You can also read more about Nomadic Labs’ work on gas costing in a previous blog post on Delphi.


  1. So gas is a proxy for computational complexity, like money is a proxy for value. The gas model is like a pricelist, and the gas allocation is a budget. Computations that exceed their budget, get shut down. Nomadic Labs is advertising an open internship on gas model validation. If interested, please e-mail careers@nomadic-labs.com

  2. Gas costs depending on values is common for Michelson because we have built-in data structures and arbitrary-precision numbers. Contrast with e.g. the Ethereum Virtual Machine’s gas model (EVM), in which almost all instructions have a fixed gas cost

  3. Early flight simulators were vulnerable to integer underflow: if you dived towards the ground and picked up enough downward speed, you could underflow the speed counter and find yourself travelling upwards at incredible velocity. It was possible using this trick to “hop” indefinitely with an empty fuel tank. Unfortunately this issue was not restricted to games

  4. … but not on a 32-bit architecture, since \(log_2 (1040000000) = 29.954\). The Tezos node only runs on 64-bit architectures so that is not a problem. 

  5. We compose several operations to reach situations where large numbers appear in ZArith. 

  6. In fairness to ZArith, it is good at what it does. But we only need to count to \(2^{30}\), so we just don’t need all the power that it offers. 

  7. In practice, the cost of the Michelson interpreter cycle is only part of the full picture, and other costs may intervene (as for any large system), e.g. deserialisation costs.

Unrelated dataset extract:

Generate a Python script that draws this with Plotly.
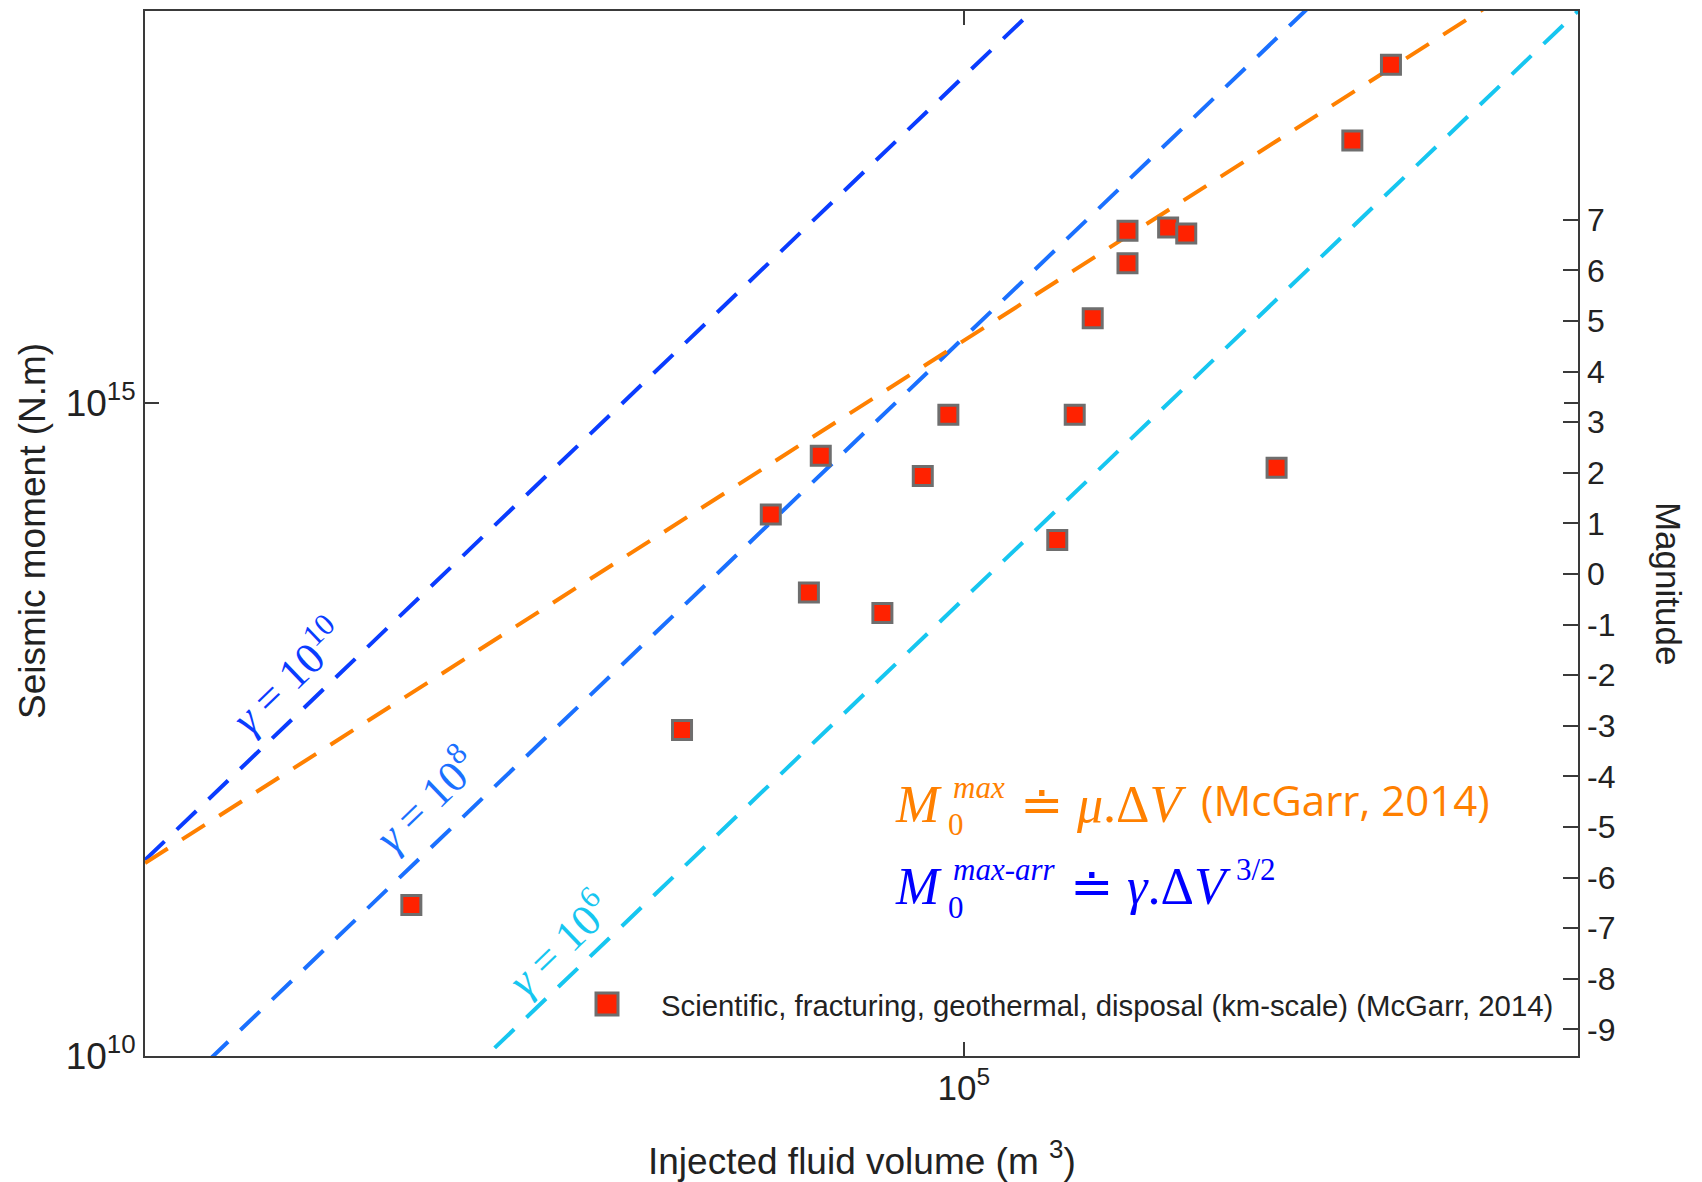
import plotly.graph_objects as go

# ---------------- data ----------------
volume_m3 = [2.0e2, 4.2e3, 1.14e4, 1.75e4, 2.0e4, 4.0e4, 6.3e4, 8.4e4, 2.86e5,
             3.48e5, 4.26e5, 6.3e5, 6.3e5, 9.95e5, 1.22e6, 3.37e6, 7.9e6, 1.22e7]
moment_nm = [1.43e11, 3.13e12, 1.40e14, 3.54e13, 3.94e14, 2.46e13, 2.75e14, 8.1e14, 8.9e13,
             8.1e14, 4.45e15, 1.17e16, 2.08e16, 2.20e16, 1.98e16, 3.18e14, 1.02e17, 3.88e17]
series_name = "Scientific, fracturing, geothermal, disposal (km-scale) (McGarr, 2014)"

gamma_values = [1e10, 1e8, 1e6]
gamma_exponents = ["10", "8", "6"]
shear_modulus = 3e10
guide_volume = [1e1, 1e8]

x_tickvals = [1e5]
x_ticktext = ["10<sup>5</sup>"]
y_tickvals = [1e10, 1e15]
y_ticktext = ["10<sup>10</sup>", "10<sup>15</sup>"]
magnitude_ticks = list(range(-9, 8))
magnitude_ticktext = [str(v) for v in magnitude_ticks]

# ---------------- styling ----------------
W, H = 1702, 1182
ML, MR, MT, MB = 145, 124, 9, 126
PW, PH = W - ML - MR, H - MT - MB
gamma_colors = ["#0a3cff", "#1a70ff", "#16c6f0"]
orange = "#ff8000"
formula_blue = "#0000ff"
axis_col = "#3a3a3a"
text_col = "#222222"
marker_fill = "#ff2200"
marker_edge = "#6e6e6e"
SANS = "Liberation Sans, Arial, sans-serif"
SERIF = "Liberation Serif, Times New Roman, serif"
DASH = "27px,17px"


def px(X, Y):
    return (X - ML) / PW, (H - MB - Y) / PH


fig = go.Figure()

for g, col in zip(gamma_values, gamma_colors):
    fig.add_trace(go.Scatter(x=guide_volume, y=[g * v ** 1.5 for v in guide_volume], mode="lines",
                             line=dict(color=col, width=4, dash=DASH), showlegend=False,
                             hoverinfo="skip"))
fig.add_trace(go.Scatter(x=guide_volume, y=[shear_modulus * v for v in guide_volume], mode="lines",
                         line=dict(color=orange, width=4, dash=DASH), showlegend=False,
                         hoverinfo="skip"))
fig.add_trace(go.Scatter(x=volume_m3, y=moment_nm, mode="markers", name=series_name,
                         showlegend=False,
                         marker=dict(symbol="square", size=19, color=marker_fill,
                                     line=dict(color=marker_edge, width=3))))
fig.add_trace(go.Scatter(x=[], y=[], yaxis="y2", showlegend=False, hoverinfo="skip"))

annotations = []
shapes = []


def ann(text, X, Y, size, color, family, xanchor="left", yanchor="middle", angle=0):
    xp, yp = px(X, Y)
    annotations.append(dict(text=text, x=xp, y=yp, xref="paper", yref="paper", showarrow=False,
                            xanchor=xanchor, yanchor=yanchor, textangle=angle,
                            font=dict(size=size, color=color, family=family)))


# gamma labels along the lines
gamma_label_pos = [(287, 675), (425, 798), (558, 942)]
for e, col, (X, Y) in zip(gamma_exponents, gamma_colors, gamma_label_pos):
    ann("<i>γ</i> = 10<sup>%s</sup>" % e, X, Y, 44, col, SERIF, xanchor="center", angle=-44)

# orange formula
ann("<i>M</i>", 893, 804, 52, orange, SERIF)
ann("<i>max</i>", 951, 787, 31, orange, SERIF)
ann("0", 946, 824, 31, orange, SERIF)
ann("≐ <i>μ</i>.Δ<i>V</i>", 1018, 804, 52, orange, SERIF)
ann("(McGarr, 2014)", 1199, 799, 42, orange, "Open Sans, sans-serif")

# blue formula
ann("<i>M</i>", 893, 886, 52, formula_blue, SERIF)
ann("<i>max-arr</i>", 951, 869, 31, formula_blue, SERIF)
ann("0", 946, 907, 31, formula_blue, SERIF)
ann("≐ <i>γ</i>.Δ<i>V</i>", 1068, 886, 52, formula_blue, SERIF)
ann("3/2", 1234, 869, 31, formula_blue, SERIF)

# legend (key drawn at full marker size)
kx0, ky0 = px(596, 1015)
kx1, ky1 = px(618, 993)
shapes.append(dict(type="rect", xref="paper", yref="paper", x0=kx0, y0=ky0, x1=kx1, y1=ky1,
                   fillcolor=marker_fill, line=dict(color=marker_edge, width=3)))
ann(series_name, 659, 1005, 29.3, text_col, SANS)

# axis titles
ann("Injected fluid volume (m <sup>3</sup>)", 862, 1159, 37, text_col, SANS, xanchor="center")
ann("Seismic moment (N.m)", 32, 530, 37, text_col, SANS, xanchor="center", angle=-90)
ann("Magnitude", 1668, 582, 35, text_col, SANS, xanchor="center", angle=90)

axis_common = dict(showgrid=False, zeroline=False, showline=True, linecolor=axis_col, linewidth=2,
                   ticks="inside", ticklen=14, tickwidth=1.5, tickcolor=axis_col, mirror="ticks")

fig.update_layout(
    width=W, height=H, margin=dict(l=ML, r=MR, t=MT, b=MB),
    paper_bgcolor="white", plot_bgcolor="white",
    xaxis=dict(type="log", range=[1, 8], tickvals=x_tickvals, ticktext=x_ticktext,
               tickfont=dict(size=35, family=SANS, color=text_col), **axis_common),
    yaxis=dict(type="log", range=[10, 18], tickvals=y_tickvals, ticktext=y_ticktext,
               tickfont=dict(size=37, family=SANS, color=text_col), **axis_common),
    yaxis2=dict(overlaying="y", side="right", range=[-9.527, 11.129], tickvals=magnitude_ticks,
                ticktext=magnitude_ticktext,
                showgrid=False, zeroline=False, showline=False, ticks="inside", ticklen=15,
                tickwidth=1.5, tickcolor=axis_col, ticklabelstandoff=8,
                tickfont=dict(size=32, family=SANS, color=text_col)),
    annotations=annotations,
    shapes=shapes,
    showlegend=False,
)

fig.write_html("out.html")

We are of course actively optimising these too (for instance, we recently optimised deserialisation costs by a factor of around 10, see this MR). 

  8. The speedup per arithmetic operation from ZArith to saturation arithmetic is approximately 10, as observed above. The execution cycle includes other operations — typically dispatching over instructions and moving to the next instruction — so the overall reduction is 35%.